On setting foot in The Big Apple, Slevin’s luck is about to go from bad to worse. After getting mugged en route from the airport, he arrives at Nick’s apartment to find the front door wide open. Nick is no where to be found. His excitable neighbour, Lindsey (Liu), suspects foul play and wants to investigate further.
The mystery deepens when two oafish looking goons turn up at the apartment. They think that Slevin is Nick and have come to collect a $96,000 gambling debt which is outstanding. They don’t believe Slevin cry of innocence and so they take him to meet The Boss (Freeman). The Boss threatens does buy his story either but is prepared to offer him an out. If he can kill the son of a rival crime lord known as The Rabbi (Kingsley), the debt will be waived.

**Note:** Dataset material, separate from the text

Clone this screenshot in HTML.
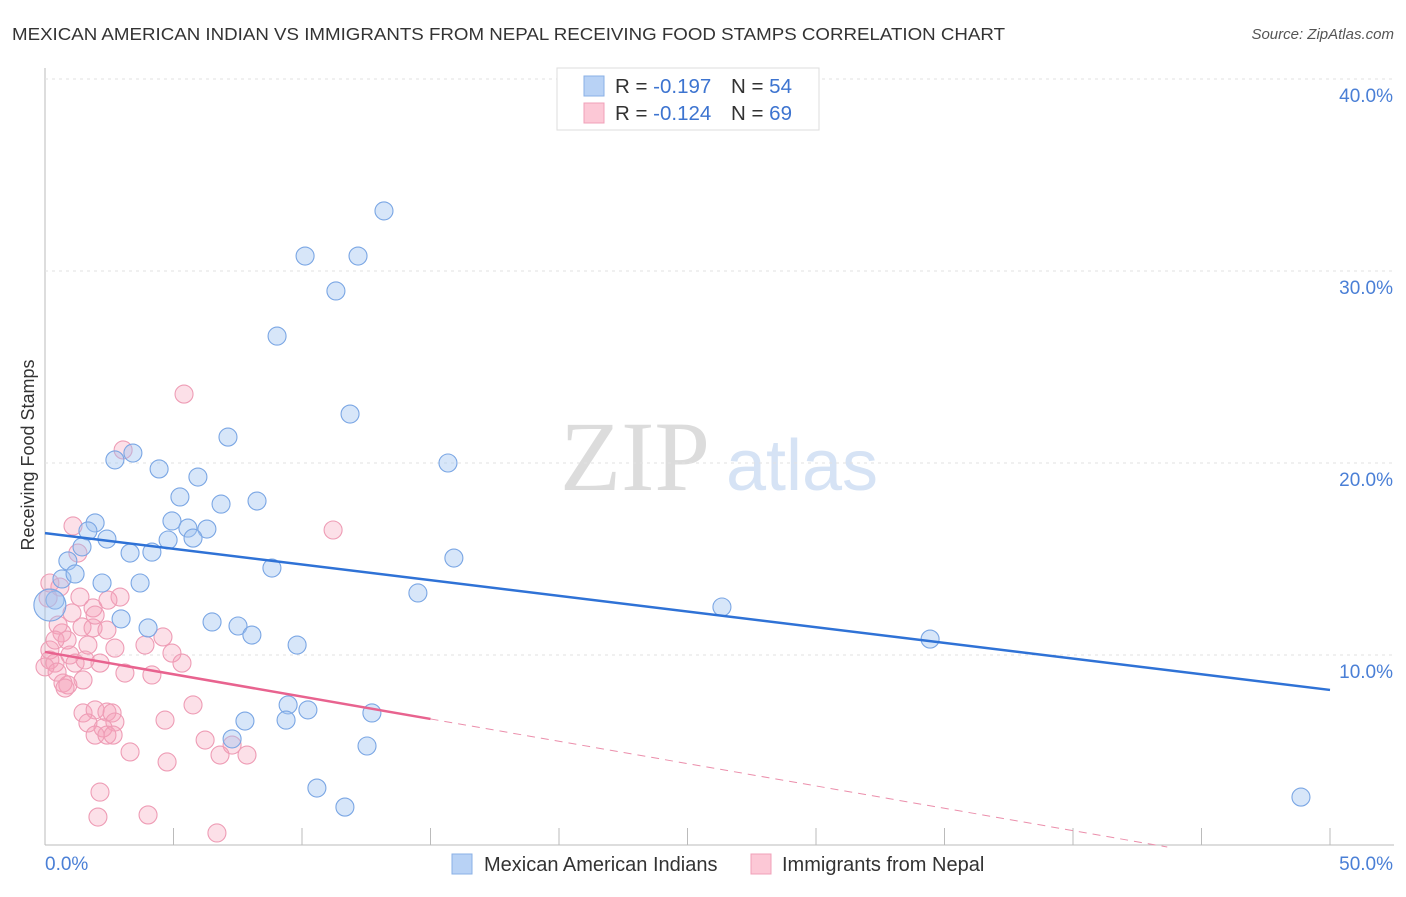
<!DOCTYPE html>
<html><head><meta charset="utf-8"><style>
body{margin:0;background:#fff;font-family:"Liberation Sans",sans-serif}
svg text{font-family:"Liberation Sans",sans-serif}
</style></head><body>
<svg id="c" width="1406" height="892" viewBox="0 0 1406 892" xmlns="http://www.w3.org/2000/svg">
<text x="12" y="40" font-size="17.5" fill="#333" textLength="993" lengthAdjust="spacingAndGlyphs">MEXICAN AMERICAN INDIAN VS IMMIGRANTS FROM NEPAL RECEIVING FOOD STAMPS CORRELATION CHART</text>
<text x="1394" y="39" font-size="15" fill="#555" font-style="italic" text-anchor="end">Source: ZipAtlas.com</text>
<text x="635" y="490" font-size="100" fill="#dcdcdc" text-anchor="middle" font-family="Liberation Serif" style="font-family:'Liberation Serif',serif">ZIP</text>
<text x="802" y="490" font-size="72" fill="#d6e3f5" text-anchor="middle">atlas</text>
<text transform="translate(34,455) rotate(-90)" font-size="18" fill="#333" text-anchor="middle">Receiving Food Stamps</text>
<g id="grid"></g><g id="marks"></g><g id="lines"></g>
<g>
<rect x="557" y="68" width="262" height="62" fill="#fff" stroke="#ddd"/>
<rect x="584" y="76" width="20" height="20" fill="#b8d2f5" stroke="#8ab0e6"/>
<rect x="584" y="103" width="20" height="20" fill="#fcc8d6" stroke="#f0a0b8"/>
<text x="615" y="93" font-size="20.5" fill="#333">R = <tspan fill="#3d74d0">-0.197</tspan><tspan x="731">N = </tspan><tspan fill="#3d74d0">54</tspan></text>
<text x="615" y="120" font-size="20.5" fill="#333">R = <tspan fill="#3d74d0">-0.124</tspan><tspan x="731">N = </tspan><tspan fill="#3d74d0">69</tspan></text>
</g>
<g>
<rect x="452" y="854" width="20" height="20" fill="#b8d2f5" stroke="#8ab0e6"/>
<text x="484" y="871" font-size="20" fill="#333">Mexican American Indians</text>
<rect x="751" y="854" width="20" height="20" fill="#fcc8d6" stroke="#f0a0b8"/>
<text x="782" y="871" font-size="20" fill="#333">Immigrants from Nepal</text>
</g>
</svg>
<script>
const xTicks=[0,5,10,15,20,25,30,35,40,45,50];
const yTicks=[10,20,30,40];
const yTickLabels=["10.0%","20.0%","30.0%","40.0%"];
const blueX=[13.19,10.12,12.18,11.32,9.03,11.87,7.12,15.68,3.42,2.72,4.44,5.95,5.25,6.85,8.25,1.95,4.94,1.67,5.56,6.30,2.41,4.79,5.76,3.31,4.16,15.91,0.89,1.44,8.83,0.66,1.17,2.22,3.70,14.51,26.34,0.39,2.96,4.01,6.50,7.51,8.05,9.81,34.44,9.46,10.23,12.72,7.78,9.38,7.28,12.53,10.58,11.67,48.87,0.19];
const blueY=[33.13,30.78,30.78,28.96,26.61,22.55,21.35,20.0,20.52,20.16,19.69,19.27,18.23,17.86,18.02,16.88,16.98,16.46,16.61,16.56,16.04,15.99,16.09,15.31,15.36,15.05,14.9,15.63,14.53,13.96,14.22,13.75,13.75,13.23,12.5,12.86,11.88,11.41,11.72,11.51,11.04,10.52,10.83,7.40,7.14,6.98,6.56,6.61,5.63,5.26,3.07,2.08,2.60,12.6];
const pinkX=[5.41,3.04,11.21,1.09,1.28,0.19,0.58,1.36,2.92,1.87,1.05,1.44,1.87,2.41,0.66,0.86,1.67,2.72,3.89,4.59,4.94,5.33,0.19,0.39,1.17,2.14,0.0,0.47,3.11,4.16,1.48,0.70,0.89,0.78,5.76,1.48,1.95,2.41,2.61,1.67,2.72,2.26,1.95,2.41,2.65,4.67,6.23,7.28,6.81,7.86,3.31,4.75,2.14,2.06,4.01,6.69,0.12,0.51,1.95,2.45,0.19,1.56,0.97,0.39];
const pinkY=[23.59,20.68,16.51,16.72,15.31,13.75,13.54,13.02,13.02,12.45,12.19,11.46,11.41,11.30,11.15,10.78,10.52,10.36,10.52,10.94,10.10,9.58,9.74,9.58,9.58,9.58,9.38,9.11,9.06,8.96,8.70,8.54,8.44,8.28,7.40,6.98,7.14,7.03,6.98,6.46,6.51,6.20,5.83,5.83,5.83,6.61,5.57,5.31,4.79,4.79,4.95,4.43,2.86,1.56,1.67,0.73,12.97,11.56,12.08,12.86,10.26,9.74,10.0,10.78];
const blueFit=[16.35,8.18];
const pinkFit=[10.16,6.67];
const pinkSolidEnd=15;
const NS="http://www.w3.org/2000/svg";
const X=v=>45+v*25.7, Y=v=>847-v*19.2;
function mk(t,a,p){const e=document.createElementNS(NS,t);for(const k in a)e.setAttribute(k,a[k]);p.appendChild(e);return e;}
const grid=document.getElementById('grid'),marks=document.getElementById('marks'),lines=document.getElementById('lines');
let ax=mk('line',{x1:45,y1:68,x2:45,y2:845,stroke:'#bbb'},grid);


let xa=mk('line',{x1:45,y1:845,x2:1394,y2:845,stroke:'#bbb'},grid);


mk('line',{x1:45,y1:79,x2:1394,y2:79,stroke:'#e2e2e2','stroke-dasharray':'3,4'},grid);
yTicks.forEach((t,i)=>{
 const g=mk('line',{x1:45,y1:Y(t),x2:1394,y2:Y(t),stroke:'#e2e2e2','stroke-dasharray':'3,4'},grid);
 
 
 const l=mk('text',{x:1393,y:Y(t)+23,'font-size':19,fill:'#4a7fd6','text-anchor':'end'},grid);l.textContent=yTickLabels[i];
 
 
});
xTicks.forEach((t,i)=>{if(i==0)return;
 const k=mk('line',{x1:X(t),y1:828,x2:X(t),y2:845,stroke:'#bbb'},grid);
 
 
});
let l0=mk('text',{x:45,y:870,'font-size':19,fill:'#4a7fd6'},grid);l0.textContent='0.0%';


let l1=mk('text',{x:1393,y:870,'font-size':19,fill:'#4a7fd6','text-anchor':'end'},grid);l1.textContent='50.0%';


pinkX.forEach((x,i)=>{const c=mk('circle',{cx:X(x),cy:Y(pinkY[i]),r:9,fill:'rgba(245,160,185,0.32)',stroke:'#ee9cb5','stroke-width':1.1},marks);
 
 });
blueX.forEach((x,i)=>{const big=i==blueX.length-1;const c=mk('circle',{cx:X(x),cy:Y(blueY[i]),r:big?16:9,fill:'rgba(160,196,240,0.42)',stroke:'#7aa6e4','stroke-width':1.1},marks);
 
 });
let bl=mk('line',{x1:X(0),y1:Y(blueFit[0]),x2:X(50),y2:Y(blueFit[1]),stroke:'#2f72d6','stroke-width':2.5},lines);


const slope=(pinkFit[1]-pinkFit[0])/pinkSolidEnd, xz=-pinkFit[0]/slope;
let pl=mk('line',{x1:X(0),y1:Y(pinkFit[0]),x2:X(pinkSolidEnd),y2:Y(pinkFit[1]),stroke:'#e8638f','stroke-width':2.5},lines);


let pd=mk('line',{x1:X(pinkSolidEnd),y1:Y(pinkFit[1]),x2:X(xz),y2:Y(0),stroke:'#eb8eab','stroke-width':1,'stroke-dasharray':'8,6'},lines);


</script>
</body></html>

There’s a lot more to this story but I can’t continue on. It’s not that I don’t want to spoil it, rather it would take me many more paragraphs to describe the convoluted plot. I’d only confuse you. This characteristic of the film is both a positive and negative. I love a well written movie and the interaction between these characters is fantastic. The one-liners and metaphors are incredibly well thought out. There’s certainly no room to ad-lib.
On the other hand, the story is so complex, that it takes a long time to explain all the twists and turns in the end. It’s not that I didn’t like the ending but I’d have preferred to see something sharper that is wrapped up a little quicker.
The cast is strong with all pulling an equal weight. It boosts my opinions of both Josh Hartnett and Lucy Liu, two actors who I think have talent but who have trouble finding the right roles.
In the tradition of Brick and Kiss Kiss Bang Bang, The Wrong Man is a nice blend of mystery and humour.